TO DO
Identify every line containing the word "diagram" and reproduce each one.
— Begin —
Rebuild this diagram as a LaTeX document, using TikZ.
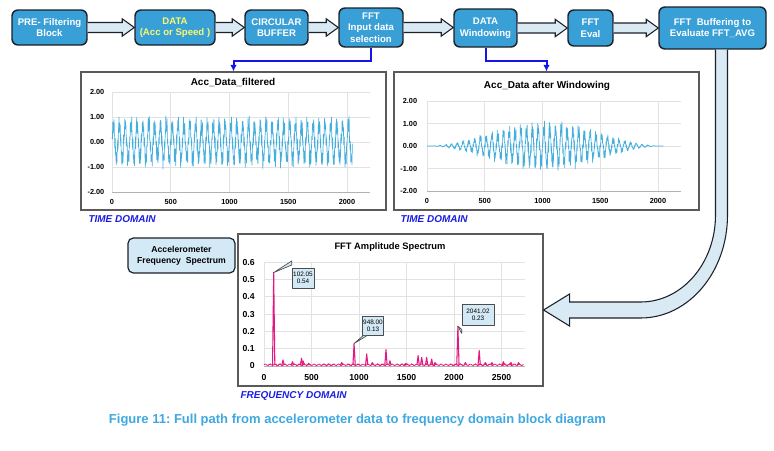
\documentclass[tikz,border=0pt]{standalone}
\usepackage{fontspec}
\setmainfont{Liberation Sans}
\usetikzlibrary{calc,arrows.meta}
\frenchspacing

\definecolor{blockblue}{RGB}{56,160,214}
\definecolor{blockedge}{RGB}{28,32,40}
\definecolor{arrowfill}{RGB}{218,234,245}
\definecolor{boxfill}{RGB}{212,233,246}
\definecolor{waveblue}{RGB}{68,174,221}
\definecolor{specpink}{RGB}{226,26,128}
\definecolor{domainblue}{RGB}{28,28,225}
\definecolor{linkblue}{RGB}{20,20,235}
\definecolor{capblue}{RGB}{62,168,224}
\definecolor{gridgrey}{RGB}{226,226,226}
\definecolor{framegrey}{RGB}{90,90,90}
\definecolor{datayellow}{RGB}{250,250,110}

\newcommand{\blockfont}{\fontsize{7.2}{8.7}\selectfont\bfseries}
\newcommand{\titlefont}{\fontsize{7.5}{9}\selectfont\bfseries}
\newcommand{\tickfont}{\fontsize{5.5}{6.5}\selectfont\bfseries}
\newcommand{\ffttickfont}{\fontsize{6.5}{7.5}\selectfont\bfseries}
\newcommand{\calloutfont}{\fontsize{4.8}{5.4}\selectfont}
\newcommand{\domainfont}{\fontsize{7.5}{9}\selectfont\bfseries\itshape}

\tikzset{every picture/.style={line width=0.75pt}}
\tikzset{
  block/.style={draw=blockedge, line width=1.1pt, fill=blockblue, rounded corners=4.5pt,
    text=white, align=center, inner sep=0pt, font=\blockfont},
  fatarrow/.style={draw=blockedge, line width=0.8pt, fill=arrowfill, line join=miter},
  linkline/.style={draw=linkblue, line width=1.5pt, -{Latex[length=5pt,width=5pt]}},
  chartframe/.style={draw=framegrey, line width=0.8pt, inner sep=0pt},
  gridline/.style={draw=gridgrey, line width=0.5pt},
  axisline/.style={draw=black!30, line width=0.5pt},
  ticklbl/.style={font=\tickfont, inner sep=1pt},
  fftlbl/.style={font=\ffttickfont, inner sep=1pt},
  charttitle/.style={font=\titlefont, inner sep=1pt},
  domainlbl/.style={font=\domainfont, text=domainblue, inner sep=0pt},
  wave/.style={draw=waveblue, line width=0.5pt, line join=round},
  specline/.style={draw=specpink, line width=0.8pt, line join=round},
  callout/.style={draw=black!70, fill=boxfill, line width=0.5pt, font=\calloutfont,
    align=center, inner sep=0pt, line join=round},
  specbox/.style={draw=blockedge, line width=0.9pt, fill=boxfill, rounded corners=4pt,
    align=center, inner sep=0pt, font=\fontsize{6.5}{8.2}\selectfont\bfseries},
  % phases kept below 360 so pgfmath never overflows
  declare function={
    acc(\n)=0.7*sin(mod(\n,50)*7.2)+0.22*sin(mod(\n,5.38)*66.91+40)
      +0.18*sin(mod(\n,2.5)*144+15)+0.1*sin(mod(\n,13.7)*26.28);
    hann(\n)=0.5*(1-cos(\n*0.17578));
    specnoise(\n)=0.007+0.004*sin(7*mod(\n,51.43))+0.003*sin(23*mod(\n,15.65));
  },
}

% hollow block arrow from one box to the next
\newcommand{\linkarrow}[2]{%
  \draw[fatarrow] let \p1=(#1.east), \p2=(#2.west) in
    (\x1,\y1+3.75pt) -- (\x2-9pt,\y1+3.75pt) -- (\x2-9pt,\y1+6.5pt) -- (\x2,\y1)
    -- (\x2-9pt,\y1-6.5pt) -- (\x2-9pt,\y1-3.75pt) -- (\x1,\y1-3.75pt);}

\begin{document}
\begin{tikzpicture}[x=0.75pt,y=0.75pt,yscale=-1,xscale=1]
\useasboundingbox (0,0) rectangle (774,450);

%Processing chain
\node[block, minimum width=56.25pt, minimum height=26.25pt] (pre) at (49.5,27.5) {PRE- Filtering\\Block};
\node[block, text=datayellow, minimum width=60pt, minimum height=26.25pt] (data) at (175,27.5) {DATA\\(Acc or Speed )};
\node[block, minimum width=47.25pt, minimum height=26.25pt] (buf) at (276.5,27.5) {CIRCULAR\\BUFFER};
\node[block, minimum width=48pt, minimum height=29.25pt] (sel) at (371,27.5) {FFT\\Input data\\selection};
\node[block, minimum width=47.25pt, minimum height=28.5pt] (win) at (485.5,28) {DATA\\Windowing};
\node[block, minimum width=33.75pt, minimum height=27pt] (eval) at (590.5,28) {FFT\\Eval};
\node[block, minimum width=80.25pt, minimum height=31.5pt] (avg) at (712.5,28) {FFT\ \ Buffering to\\Evaluate FFT\_AVG};

\linkarrow{pre}{data}
\linkarrow{data}{buf}
\linkarrow{buf}{sel}
\linkarrow{sel}{win}
\linkarrow{win}{eval}
\linkarrow{eval}{avg}

%Chart frames
\node[chartframe, minimum width=228.75pt, minimum height=103.5pt] (filtchart) at (233.5,141) {};
\node[chartframe, minimum width=228.75pt, minimum height=103.5pt] (winchart) at (546.5,141) {};
\node[chartframe, minimum width=228.75pt, minimum height=114pt] (fftchart) at (390.5,310) {};

%Blue taps into the time charts
\draw[linkline] (sel.south) -- ++(0,13) -| (filtchart.north);
\draw[linkline] (win.south) -- ++(0,13) -| (winchart.north);

%Filtered signal
\node[charttitle] (filttitle) at (233,82) {Acc\_Data\_filtered};
\begin{scope}[shift={(112,142)}, xscale=0.1175, yscale=-25]
  \foreach \t in {0,500,...,2000} \draw[gridline] (\t,-2) -- (\t,2);
  \foreach \v in {-1,...,2} \draw[gridline] (0,\v) -- (2200,\v);
  \draw[axisline] (0,-2) -- (2200,-2);
  \draw[wave] plot[domain=0:2046, samples=1024] (\x,{acc(\x)});
  \foreach \v/\l [count=\i] in {2/2.00,1/1.00,0/0.00,-1/-1.00,-2/-2.00}
    \node[ticklbl, anchor=east] (fy\i) at (-50,\v) {\l};
  \foreach \t [count=\i] in {0,500,...,2000}
    \node[ticklbl] (fx\i) at (\t,-2.4) {\t};
\end{scope}
\node[domainlbl, anchor=west] (tdleft) at (88,219) {TIME DOMAIN};

%Windowed signal
\node[charttitle] (wintitle) at (547,86) {Acc\_Data after Windowing};
\begin{scope}[shift={(427,146)}, xscale=0.1155, yscale=-22.5]
  \foreach \t in {0,500,...,2000} \draw[gridline] (\t,-2) -- (\t,2);
  \foreach \v in {-1,...,2} \draw[gridline] (0,\v) -- (2200,\v);
  \draw[axisline] (0,-2) -- (2200,-2);
  \draw[wave] plot[domain=0:2046, samples=1024] (\x,{1.1*hann(\x)*acc(\x)});
  \foreach \v/\l [count=\i] in {2/2.00,1/1.00,0/0.00,-1/-1.00,-2/-2.00}
    \node[ticklbl, anchor=east] (wy\i) at (-70,\v) {\l};
  \foreach \t [count=\i] in {0,500,...,2000}
    \node[ticklbl] (wx\i) at (\t,-2.44) {\t};
\end{scope}
\node[domainlbl, anchor=west] (tdright) at (400,219) {TIME DOMAIN};

%Spectrum
\node[charttitle, font=\fontsize{7}{8.5}\selectfont\bfseries] (ffttitle) at (390,247) {FFT Amplitude Spectrum};
\begin{scope}[shift={(264,366)}, xscale=0.095, yscale=-173]
  \foreach \t in {0,500,...,2500} \draw[gridline] (\t,0) -- (\t,0.6);
  \foreach \v in {0.1,0.2,0.3,0.4,0.5,0.6} \draw[gridline] (0,\v) -- (2750,\v);
  \draw[axisline] (0,0) -- (2750,0);
  \draw[specline, line width=0.6pt] plot[domain=0:2730, samples=360] (\x,{specnoise(\x)});
  \foreach \f/\a in {102/0.54,200/0.035,300/0.025,395/0.045,412/0.03,470/0.015,
      818/0.02,948/0.13,1081/0.07,1140/0.02,1284/0.095,1326/0.03,1490/0.015,
      1622/0.06,1660/0.05,1712/0.05,1765/0.04,1800/0.02,2041/0.23,2120/0.02,
      2265/0.09,2330/0.02,2400/0.02,2520/0.025,2600/0.02,2680/0.02}
    \draw[specline] (\f-12,0.006) -- (\f,\a) -- (\f+12,0.006);
  \coordinate (pk1) at (102,0.54);
  \coordinate (pk2) at (948,0.13);
  \coordinate (pk3) at (2041,0.23);
  \foreach \v [count=\i] in {0,0.1,0.2,0.3,0.4,0.5,0.6}
    \node[fftlbl, anchor=east] (sy\i) at (-80,\v) {\v};
  \foreach \t [count=\i] in {0,500,...,2500}
    \node[fftlbl] (sx\i) at (\t,-0.064) {\t};
\end{scope}
\node[domainlbl, anchor=west] (fdlbl) at (240,396) {FREQUENCY DOMAIN};

%Peak callouts
\node[callout, minimum width=16.5pt, minimum height=15pt] (c1) at (303,278) {102.05\\0.54};
\node[callout, minimum width=15.75pt, minimum height=14.25pt] (c2) at (373,325.5) {948.00\\0.13};
\node[callout, minimum width=24pt, minimum height=15.75pt] (c3) at (478,314.5) {2041.02\\0.23};
\draw[callout] (pk1) -- ([yshift=-2pt]c1.north west) -- ([yshift=-5pt]c1.north west) -- cycle;
\draw[callout] (pk2) -- ([xshift=1pt]c2.south west) -- ([xshift=4pt]c2.south west) -- cycle;
\draw[callout] (pk3) -- ([yshift=3pt]c3.south west) -- ([yshift=6pt]c3.south west) -- cycle;

\node[specbox, minimum width=80.25pt, minimum height=26.25pt] (spec) at (181.5,255.5) {Accelerometer\\Frequency\ \ Spectrum};

%Averaged FFT fed back to the spectrum
\draw[fatarrow] let \p1=($(avg.south)+(9,0)$), \p2=(fftchart.east) in
  (\x1+4.5pt,\y1) -- (\x1+4.5pt,\y2-71.25pt)
  .. controls (\x1+4.5pt,\y2-28.6pt) and (\x2+109pt,\y2+6pt) .. (\x2+72.75pt,\y2+6pt)
  -- (\x2+19.5pt,\y2+6pt) -- (\x2+19.5pt,\y2+12pt) -- (\x2,\y2)
  -- (\x2+19.5pt,\y2-12pt) -- (\x2+19.5pt,\y2-6pt) -- (\x2+72.75pt,\y2-6pt)
  .. controls (\x2+104pt,\y2-6pt) and (\x1-4.5pt,\y2-35.2pt) .. (\x1-4.5pt,\y2-71.25pt)
  -- (\x1-4.5pt,\y1);

% Caption
\node[font=\fontsize{9.75}{12}\selectfont\bfseries, text=capblue] (caption) at (357.5,420)
  {Figure 11: Full path from accelerometer data to frequency domain block diagram};

\end{tikzpicture}
\end{document}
— End —
TASK ANSWER
Rebuild this diagram as a LaTeX document, using TikZ.
  {Figure 11: Full path from accelerometer data to frequency domain block diagram};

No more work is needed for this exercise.